Sunday, March 15, 2009

On Mongrel Humour Cloaked in the Truth of Sarcasm

At a recent teeball game I overheard a parent ‘encourage’ their son to succeed: “Four home runs today, son,” they charged. I immediately wondered how on God’s green earth was this eleven year old going to do that. Then I realised it was a throwaway line, and perhaps I was taking things too literally. It did, however, remind me somewhat of the phenomenon I call mongrel humour; this parent’s comment was not said humorously, but it was etched with some intent of wayward truth.

Thinking about it some more, I walked past the sausage sizzle stand and briefly overheard four portly men using a similar sort of mongrel humour, and gaining an incredible sense of amusement. (I always think of ‘amusement’ in an ancient sense of meaning--light engagement; entertainment requiring little thought.) These guys patently weren’t using their brains; their banter seemed a little off as it attacked members of the other gender who weren’t present.

I would define mongrel humour as a cross between types of comic amusement and real truth, often accompanied with a humorously sarcastic tone; that which is oddly intended to endear, but often estranges. In other words, the humorously sarcastic tone is humorous mainly for the originator of the humour, but only sometimes for the receiver.

It’s the type of humour that’s likely to offend at one point or other. For that reason it’s a style of speech that’s best avoided as it reveals a somewhat mongrel and incongruent (perhaps untrustworthy) character. Often the person at the receiving end is forced into laughing off the offbeat humour because their credibility as a ‘decent person’ is attacked if they acknowledge feelings of offence--as if they were prudes.

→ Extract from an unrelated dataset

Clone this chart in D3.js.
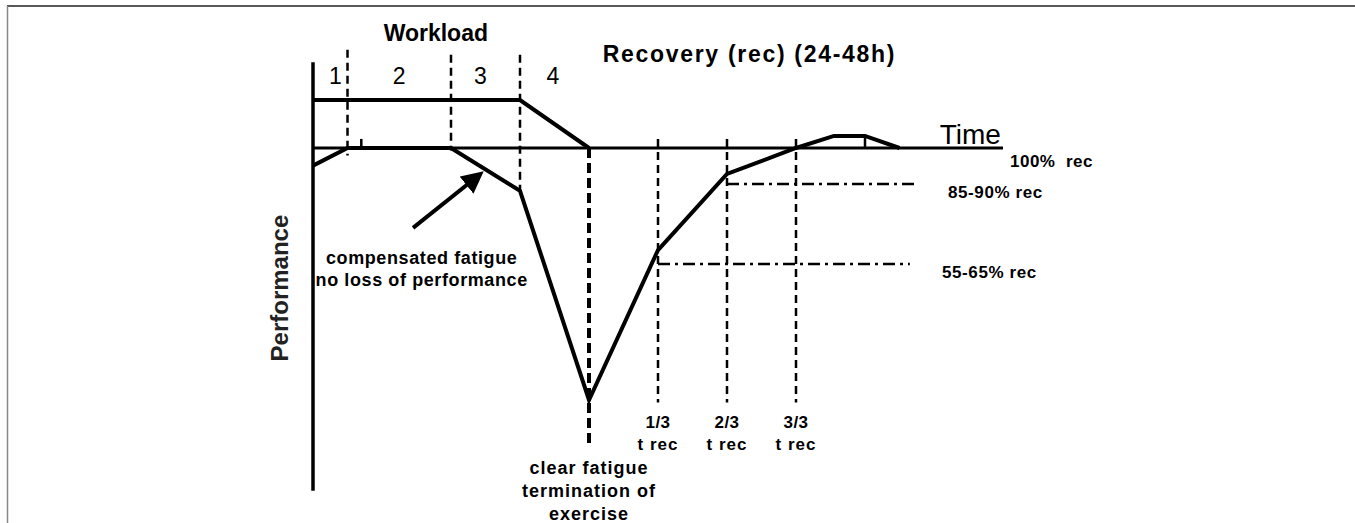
<!DOCTYPE html>
<html>
<head>
<meta charset="utf-8">
<script src="https://cdn.jsdelivr.net/npm/d3@7"></script>
<style>
  body { margin: 0; background: #fff; }
  svg { display: block; font-family: "Liberation Sans", Arial, sans-serif; }
  text { white-space: pre; }
</style>
</head>
<body>
<svg width="1355" height="523"></svg>
<script>
// time units along x, performance in % (100 = baseline)
const perfT = [0, 1, 4, 6, 8, 10, 12, 14, 15.1, 16, 17];
const perfV = [93, 100, 100, 83, 0, 59.5, 89.7, 100, 104.8, 104.8, 100];

const workT = [0, 6, 8];
const workV = [119, 119, 100];

// phase borders of the workload (dashed): [t, top %, bottom %]
const phaseLines = [[1, 139, 97], [4, 137, 99], [6, 137, 83]];
const phaseLabels = ["1", "2", "3", "4"];
const phaseLabelT = [0.65, 2.5, 4.85, 6.95];

const recT = [10, 12, 14];
const recLabels = ["1/3", "2/3", "3/3"];

// dash-dot recovery levels: [level %, start t, end t, label]
const recLevels = [[85.7, 12, 17.5, "85-90% rec", 948], [54, 10, 17.3, "55-65% rec", 942]];

// Set up scales
const x = d3.scaleLinear().domain([0, 20]).range([313, 1003]);
const y = d3.scaleLinear().domain([0, 100]).range([400, 148]);

const svg = d3.select("svg");

// frame
svg.append("line").attr("x1", 7).attr("x2", 1355).attr("y1", 6).attr("y2", 6)
    .attr("stroke", "#222").attr("stroke-width", 1.5);
svg.append("line").attr("x1", 7.5).attr("x2", 7.5).attr("y1", 6).attr("y2", 523)
    .attr("stroke", "#888").attr("stroke-width", 1.5);

const line = d3.line().x(d => x(d[0])).y(d => y(d[1]));

// axes
svg.append("path").attr("d", line([[0, 134], [0, -36]]))
    .attr("stroke", "#000").attr("stroke-width", 3.5).attr("fill", "none");
svg.append("path").attr("d", line([[0, 100], [20, 100]]))
    .attr("stroke", "#000").attr("stroke-width", 3).attr("fill", "none");

// phase dashed lines
phaseLines.forEach(p => {
    svg.append("path").attr("d", line([[p[0], p[1]], [p[0], p[2]]]))
        .attr("stroke", "#000").attr("stroke-width", 2.5).attr("stroke-dasharray", "8,5").attr("fill", "none");
});
// termination of exercise
svg.append("path").attr("d", line([[8, 100], [8, -18]]))
    .attr("stroke", "#000").attr("stroke-width", 4).attr("stroke-dasharray", "10,5").attr("fill", "none");
// recovery thirds
recT.forEach(t => {
    svg.append("path").attr("d", line([[t, 103.6], [t, -1]]))
        .attr("stroke", "#000").attr("stroke-width", 2.5).attr("stroke-dasharray", "8,5").attr("fill", "none");
});
// dash-dot levels
recLevels.forEach(r => {
    svg.append("path").attr("d", line([[r[1], r[0]], [r[2], r[0]]]))
        .attr("stroke", "#000").attr("stroke-width", 2.5).attr("stroke-dasharray", "12,5,3,5").attr("fill", "none");
});

// workload line
svg.append("path").attr("d", line(workT.map((t, i) => [t, workV[i]])))
    .attr("stroke", "#000").attr("stroke-width", 4).attr("fill", "none");

// performance curve
svg.append("path").attr("d", line(perfT.map((t, i) => [t, perfV[i]])))
    .attr("stroke", "#000").attr("stroke-width", 4).attr("fill", "none").attr("stroke-linejoin", "miter");
// small ticks
svg.append("path").attr("d", line([[1.4, 103.6], [1.4, 100]]))
    .attr("stroke", "#000").attr("stroke-width", 2.5);
svg.append("path").attr("d", line([[16, 104.8], [16, 100]]))
    .attr("stroke", "#000").attr("stroke-width", 2.5);

// arrow
svg.append("defs").append("marker")
    .attr("id", "head").attr("viewBox", "0 0 10 10").attr("refX", 5).attr("refY", 5)
    .attr("markerWidth", 5.5).attr("markerHeight", 5.5).attr("orient", "auto")
  .append("path").attr("d", "M0,0L10,5L0,10z").attr("fill", "#000");
svg.append("path").attr("d", line([[2.9, 68.3], [4.7, 88]]))
    .attr("stroke", "#000").attr("stroke-width", 4).attr("marker-end", "url(#head)");

// texts
function label(t, v, txt, size, weight, spacing) {
    return svg.append("text").attr("x", x(t)).attr("y", y(v))
        .attr("text-anchor", "middle").attr("font-size", size)
        .attr("font-weight", weight).attr("letter-spacing", spacing || 0).text(txt);
}

label(3.56, 142.5, "Workload", 23, "bold");
phaseLabels.forEach((s, i) => label(phaseLabelT[i], 125.4, s, 23, "normal"));
label(12.65, 134, "Recovery (rec) (24-48h)", 23, "bold", 1.7);
label(19.05, 101.5, "Time", 28, "normal");
svg.append("text").attr("x", 1010).attr("y", y(92.5)).attr("font-size", 17)
    .attr("font-weight", "bold").attr("letter-spacing", 0.5).text("100%  rec");
recLevels.forEach(r => {
    svg.append("text").attr("x", r[4]).attr("y", y(r[0] - 5.5)).attr("font-size", 17)
        .attr("font-weight", "bold").attr("letter-spacing", 0.6).text(r[3]);
});
label(3.15, 54, "compensated fatigue", 18, "bold", 0.6);
label(3.15, 45.3, "no loss of performance", 18, "bold", 0.6);
recT.forEach((t, i) => {
    label(t, -11, recLabels[i], 17, "bold", 0.5);
    label(t, -20, "t rec", 17, "bold", 1);
});
label(8, -29.5, "clear fatigue", 18, "bold", 1);
label(8, -38.5, "termination of", 18, "bold", 1);
label(8, -47.5, "exercise", 18, "bold", 1);

svg.append("text").attr("transform", "translate(" + 288 + "," + y(44.4) + ") rotate(-90)")
    .attr("text-anchor", "middle").attr("font-size", 24).attr("font-weight", "bold")
    .attr("fill", "#222").text("Performance");
</script>
</body>
</html>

My main point is why speak if it’s not the truth? When we speak humorously yet it’s cloaked in some form of truth, I can’t see how it’s not intended to deceive or to put the receiver of the humour on the back foot as to say, ‘What does he or she really mean?’ The half intuitive listener will pick up the implicit intent almost straight away; then they have to deal with it... ‘Does (he or she) really mean that?’

Whenever there’s a strong hint of truth to the humour (for either person) I think the mongrel humour is starting to go off-course.

The ultimate test of mongrel humour is to turn the tables on originator; to give them some of their own medicine. But I can scarcely see anyone who’s rightly related with God doing that because they won’t want to risk offending people; for these, love’s too important a commodity to be thrown to the dogs.

The person who is dedicated to truth[1] does not engage in any mongrel humour, or any mongrel anything; truth’s too important a commodity for them.

The person who’s dedicated to truth won’t exasperate their partners, kids or work mates with this twisted form of humour for they have regard for other people and not simply for themselves.

A final word for parents and supervisors: a good way to really potentially harm your relationship with your kids and workers is to engage in any communication style that leaves them somewhat confused as to your intent or meaning. The more truth we can get into our communications the better we’ll all be. We can’t afford anything less.

Copyright © 2009, S. J. Wickham. All Rights Reserved Worldwide.

[1] See M. Scott Peck, Wisdom from the Road Less Traveled (Kansas City, Andrews McMeel Publishing / Ariel Books, 2001), pp. 28-46. Peck discusses dedication to truth as one of four important characteristics in true success (wisdom).